BEKASI-JAKARTA
Komisi Nasional (Komnas) Hak Asasi Manusia (HAM) menilai putusan terhadap Prita Mulyasari, terdakwa pencemaran nama baik melalui surat elektronika (email) terhadap manajemen RS Omni Internasional, Tangerang, Banten, dianggap sudah tepat."Hakim memutuskan dalam perkara Prita sudah tepat dengan mempertimbangkan hati nurani," kata Komisioner Pemetaan dan Penyelidikan Komnas HAM, Nurkholis di Tangerang, Selasa.
Dia mengatakan, hakim telah memutuskan perkara dengan mempertimbangkan berbagai aspek diantaranya aspirasi yang berkembang pada masyarakat.
Demikian pula hakim tidak terpaku pada pertimbangan hukum secara kaku melainkan juga memperhitungkan rasa keadilan masyarakat.
Pernyataan tersebut terkait, majelis hakim PN Tangerang, Banten yang diketuai Arthur Hangewa telah menjatuh vonis bebas terhadap Prita Mulyasari pada sidang yang digelar, Rabu.
Sedangkan Jaksa Penuntut Umum (JPU), Riyadi dan Rahmawati Utami sebelumnya menyerat Prita dengan tuntutan hukuman enam bulan penjara.
Prita pernah mendekam dipenjara LP Wanita Tangerang selama 21 hari karena dituduh mencemarkan nama baik RS Omni setelah mengirimkan e-mail kepada rekannya berisikan keluhan akibat buruknya pelayanan.
Manajemen RS Omni melalui dr. Grace Hilda dan dr. Hengky Gozal akhirnya mengadu ke Polda Metro Jaya dan akibatnya Prita diperiksa oleh penyidik dan ditetapkan sebagai terdakwa.

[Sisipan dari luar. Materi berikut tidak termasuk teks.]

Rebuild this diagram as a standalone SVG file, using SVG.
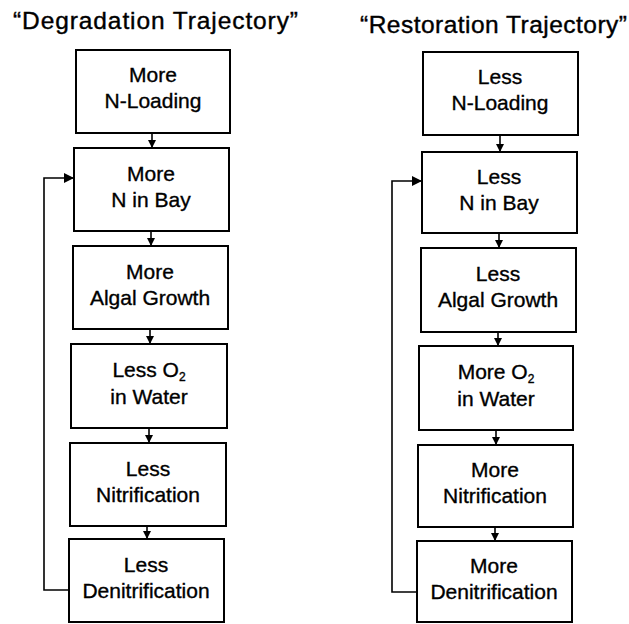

Prita dijerat dengan pasal berlapis yakni pasal 27 ayat 3 UU ITE dan pasal 310 KUHP pencemaran nama baik dan pasal 311 KUHP, dan jaksa Riyadi menuntut penjara enam bulan kurungan.
Ibu dua putra itu juga digugat secara perdata sehingga hakim PN Tangerang memutuskan menghukum untuk membayar ganti rugi sebesar Rp314,3 juta dan harus membuat permohonan maaf pada dua koran nasional untuk sekali penerbitan.
Namun terhadap putusan PN Tangerang itu, kuasa hukum Prita mengajukan banding ke Pengadilan Tinggi (PT) Banten tanggal 5 Juni 2009.
Setelah itu PT Banten memutuskan memperkuat putusan PN Tangerang agar Prita membayar ganti rugi sebesar Rp204 juta serta diharuskan membuat iklan permohonan maaf pada surat kabar nasional.
Nurkholis mengatakan, pada prinsipnya, bahwa jangan lagi ada hukuman penjara bagi warga yang ingin menyampaikan pendapat dan berbicara untuk kepentingan umum harus berujung di balik jeruji besi.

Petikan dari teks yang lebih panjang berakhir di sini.